→ **Dataset content**

- - - - -

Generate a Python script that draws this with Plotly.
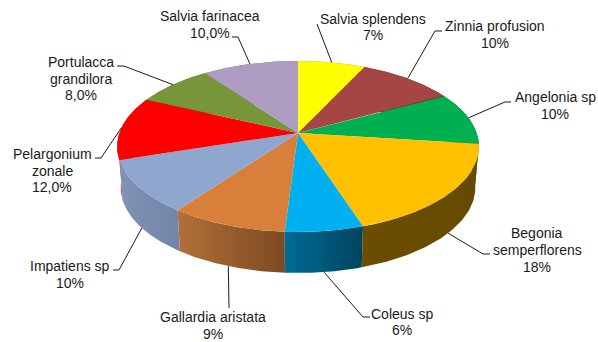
import numpy as np
import plotly.graph_objects as go

# ---- data ----
species = ["Salvia splendens", "Zinnia profusion", "Angelonia sp",
           "Begonia semperflorens", "Coleus sp", "Gallardia aristata",
           "Impatiens sp", "Pelargonium zonale", "Portulacca grandilora",
           "Salvia farinacea"]
values = [7, 10, 10, 18, 6, 9, 10, 12, 8, 10]
label_lines = [["Salvia splendens", "7%"],
               ["Zinnia profusion", "10%"],
               ["Angelonia sp", "10%"],
               ["Begonia", "semperflorens", "18%"],
               ["Coleus sp", "6%"],
               ["Gallardia aristata", "9%"],
               ["Impatiens sp", "10%"],
               ["Pelargonium", "zonale", "12,0%"],
               ["Portulacca", "grandilora", "8,0%"],
               ["Salvia farinacea", "10,0%"]]

# ---- styles ----
top_colors = ["#ffff00", "#a54644", "#00b050", "#ffc000", "#00b0f0",
              "#d8803b", "#8fa6cf", "#ff0000", "#779539", "#ae9cc2"]
side_colors = [("#999900", "#999900"), ("#632a29", "#632a29"), ("#006a30", "#006a30"),
               ("#6b4e00", "#664a00"), ("#006c94", "#00435f"), ("#b2703a", "#7c4a22"),
               ("#7f93b6", "#7285a8"), ("#e0405a", "#d03050"), ("#475922", "#475922"),
               ("#685d74", "#685d74")]

# ---- layout geometry (pixels of the 598x342 page) ----
CX, CY = 298.0, 133.0      # apex of the pie
A, B, K = 178.7, 83.4, 0.158   # perspective projection of the disc
DEPTH, BOTTOM_SCALE = 41.0, 0.98
LINE_STEP = 16.7
# index: (use bottom rim for the anchor, elbow, line end, label centre x, label centre y)
leader_style = {
    0: (False, None, (317, 24), 373, 27),
    1: (False, (435, 31), (442, 31), 495, 34.5),
    2: (False, (505, 102), (511, 102), 555, 105.5),
    3: (True, (483, 254), (490, 254), 537, 250),
    4: (True, (363, 317), (370, 317), 402, 322),
    5: (True, None, (229, 308), 213, 325.5),
    6: (True, (119, 270), (113, 270), 70, 274.5),
    7: (False, (101, 158), (95, 158), 52, 170.5),
    8: (False, (124, 66), (117, 66), 81, 78.5),
    9: (False, (238, 37), (232, 37), 210, 24.5),
}


def rim(theta):
    u, v = np.sin(theta), np.cos(theta)
    w = 1 + K * v
    return CX + A * u / w, CY - B * v / w


def lower(x, y):
    return CX + BOTTOM_SCALE * (x - CX), y + DEPTH


total = sum(values)
edges = 2 * np.pi * np.cumsum([0] + values) / total
fig = go.Figure()

# side walls, far ones first
mids = (edges[:-1] + edges[1:]) / 2
for i in np.argsort(rim(mids)[1]):
    th = np.linspace(edges[i], edges[i + 1], 80)
    x, y = rim(th)
    xb, yb = lower(x, y)
    fig.add_trace(go.Scatter(
        x=np.r_[x, xb[::-1], x[0]], y=np.r_[y, yb[::-1], y[0]],
        mode="lines", line=dict(width=0), fill="toself",
        fillgradient=dict(type="horizontal",
                          colorscale=[[0, side_colors[i][0]], [1, side_colors[i][1]]]),
        hoverinfo="skip"))

# top faces
for i in range(len(values)):
    th = np.linspace(edges[i], edges[i + 1], 80)
    x, y = rim(th)
    fig.add_trace(go.Scatter(
        x=np.r_[CX, x, CX], y=np.r_[CY, y, CY],
        mode="lines", line=dict(width=0), fill="toself",
        fillcolor=top_colors[i], name=species[i], hoverinfo="skip"))

# leader lines and labels
annotations = []
for i in range(len(values)):
    use_lower, elbow, end, tx, ty = leader_style[i]
    sx, sy = rim(mids[i])
    if use_lower:
        sx, sy = lower(sx, sy)
    pts = [(sx, sy)] + ([elbow] if elbow else []) + [end]
    fig.add_trace(go.Scatter(
        x=[p[0] for p in pts], y=[p[1] for p in pts], mode="lines",
        line=dict(color="#1a1a1a", width=1), hoverinfo="skip"))
    n = len(label_lines[i])
    for k, line in enumerate(label_lines[i]):
        annotations.append(dict(
            x=tx, y=ty + (k - (n - 1) / 2) * LINE_STEP, xref="x", yref="y",
            showarrow=False, xanchor="center", yanchor="middle", text=line,
            font=dict(family="Liberation Sans, Arial, sans-serif", size=14, color="#1a1a1a")))

fig.update_layout(
    width=598, height=342, margin=dict(l=0, r=0, t=0, b=0),
    paper_bgcolor="white", plot_bgcolor="white", showlegend=False,
    xaxis=dict(range=[0, 598], visible=False, fixedrange=True),
    yaxis=dict(range=[342, 0], visible=False, fixedrange=True),
    annotations=annotations)
fig.write_html("out.html", config={"displayModeBar": False},
               post_script="document.body.style.margin='0';document.body.style.overflow='hidden';")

- - - - -

→ **The problem**
Copy all the lines of data exactly as they appear, dropping any images.

→ **Complete response**
Generate a Python script that draws this with Plotly.
import numpy as np
import plotly.graph_objects as go

# ---- data ----
species = ["Salvia splendens", "Zinnia profusion", "Angelonia sp",
           "Begonia semperflorens", "Coleus sp", "Gallardia aristata",
           "Impatiens sp", "Pelargonium zonale", "Portulacca grandilora",
           "Salvia farinacea"]
values = [7, 10, 10, 18, 6, 9, 10, 12, 8, 10]
label_lines = [["Salvia splendens", "7%"],
               ["Zinnia profusion", "10%"],
               ["Angelonia sp", "10%"],
               ["Begonia", "semperflorens", "18%"],
               ["Coleus sp", "6%"],
               ["Gallardia aristata", "9%"],
               ["Impatiens sp", "10%"],
               ["Pelargonium", "zonale", "12,0%"],
               ["Portulacca", "grandilora", "8,0%"],
               ["Salvia farinacea", "10,0%"]]

# ---- styles ----
top_colors = ["#ffff00", "#a54644", "#00b050", "#ffc000", "#00b0f0",
              "#d8803b", "#8fa6cf", "#ff0000", "#779539", "#ae9cc2"]
side_colors = [("#999900", "#999900"), ("#632a29", "#632a29"), ("#006a30", "#006a30"),
               ("#6b4e00", "#664a00"), ("#006c94", "#00435f"), ("#b2703a", "#7c4a22"),
               ("#7f93b6", "#7285a8"), ("#e0405a", "#d03050"), ("#475922", "#475922"),
               ("#685d74", "#685d74")]

# ---- layout geometry (pixels of the 598x342 page) ----
CX, CY = 298.0, 133.0      # apex of the pie
A, B, K = 178.7, 83.4, 0.158   # perspective projection of the disc
DEPTH, BOTTOM_SCALE = 41.0, 0.98
LINE_STEP = 16.7
# index: (use bottom rim for the anchor, elbow, line end, label centre x, label centre y)
leader_style = {
    0: (False, None, (317, 24), 373, 27),
    1: (False, (435, 31), (442, 31), 495, 34.5),
    2: (False, (505, 102), (511, 102), 555, 105.5),
    3: (True, (483, 254), (490, 254), 537, 250),
    4: (True, (363, 317), (370, 317), 402, 322),
    5: (True, None, (229, 308), 213, 325.5),
    6: (True, (119, 270), (113, 270), 70, 274.5),
    7: (False, (101, 158), (95, 158), 52, 170.5),
    8: (False, (124, 66), (117, 66), 81, 78.5),
    9: (False, (238, 37), (232, 37), 210, 24.5),
}


def rim(theta):
    u, v = np.sin(theta), np.cos(theta)
    w = 1 + K * v
    return CX + A * u / w, CY - B * v / w


def lower(x, y):
    return CX + BOTTOM_SCALE * (x - CX), y + DEPTH


total = sum(values)
edges = 2 * np.pi * np.cumsum([0] + values) / total
fig = go.Figure()

# side walls, far ones first
mids = (edges[:-1] + edges[1:]) / 2
for i in np.argsort(rim(mids)[1]):
    th = np.linspace(edges[i], edges[i + 1], 80)
    x, y = rim(th)
    xb, yb = lower(x, y)
    fig.add_trace(go.Scatter(
        x=np.r_[x, xb[::-1], x[0]], y=np.r_[y, yb[::-1], y[0]],
        mode="lines", line=dict(width=0), fill="toself",
        fillgradient=dict(type="horizontal",
                          colorscale=[[0, side_colors[i][0]], [1, side_colors[i][1]]]),
        hoverinfo="skip"))

# top faces
for i in range(len(values)):
    th = np.linspace(edges[i], edges[i + 1], 80)
    x, y = rim(th)
    fig.add_trace(go.Scatter(
        x=np.r_[CX, x, CX], y=np.r_[CY, y, CY],
        mode="lines", line=dict(width=0), fill="toself",
        fillcolor=top_colors[i], name=species[i], hoverinfo="skip"))

# leader lines and labels
annotations = []
for i in range(len(values)):
    use_lower, elbow, end, tx, ty = leader_style[i]
    sx, sy = rim(mids[i])
    if use_lower:
        sx, sy = lower(sx, sy)
    pts = [(sx, sy)] + ([elbow] if elbow else []) + [end]
    fig.add_trace(go.Scatter(
        x=[p[0] for p in pts], y=[p[1] for p in pts], mode="lines",
        line=dict(color="#1a1a1a", width=1), hoverinfo="skip"))
    n = len(label_lines[i])
    for k, line in enumerate(label_lines[i]):
        annotations.append(dict(
            x=tx, y=ty + (k - (n - 1) / 2) * LINE_STEP, xref="x", yref="y",
            showarrow=False, xanchor="center", yanchor="middle", text=line,
            font=dict(family="Liberation Sans, Arial, sans-serif", size=14, color="#1a1a1a")))

fig.update_layout(
    width=598, height=342, margin=dict(l=0, r=0, t=0, b=0),
    paper_bgcolor="white", plot_bgcolor="white", showlegend=False,
    xaxis=dict(range=[0, 598], visible=False, fixedrange=True),
    yaxis=dict(range=[342, 0], visible=False, fixedrange=True),
    annotations=annotations)
fig.write_html("out.html", config={"displayModeBar": False},
               post_script="document.body.style.margin='0';document.body.style.overflow='hidden';")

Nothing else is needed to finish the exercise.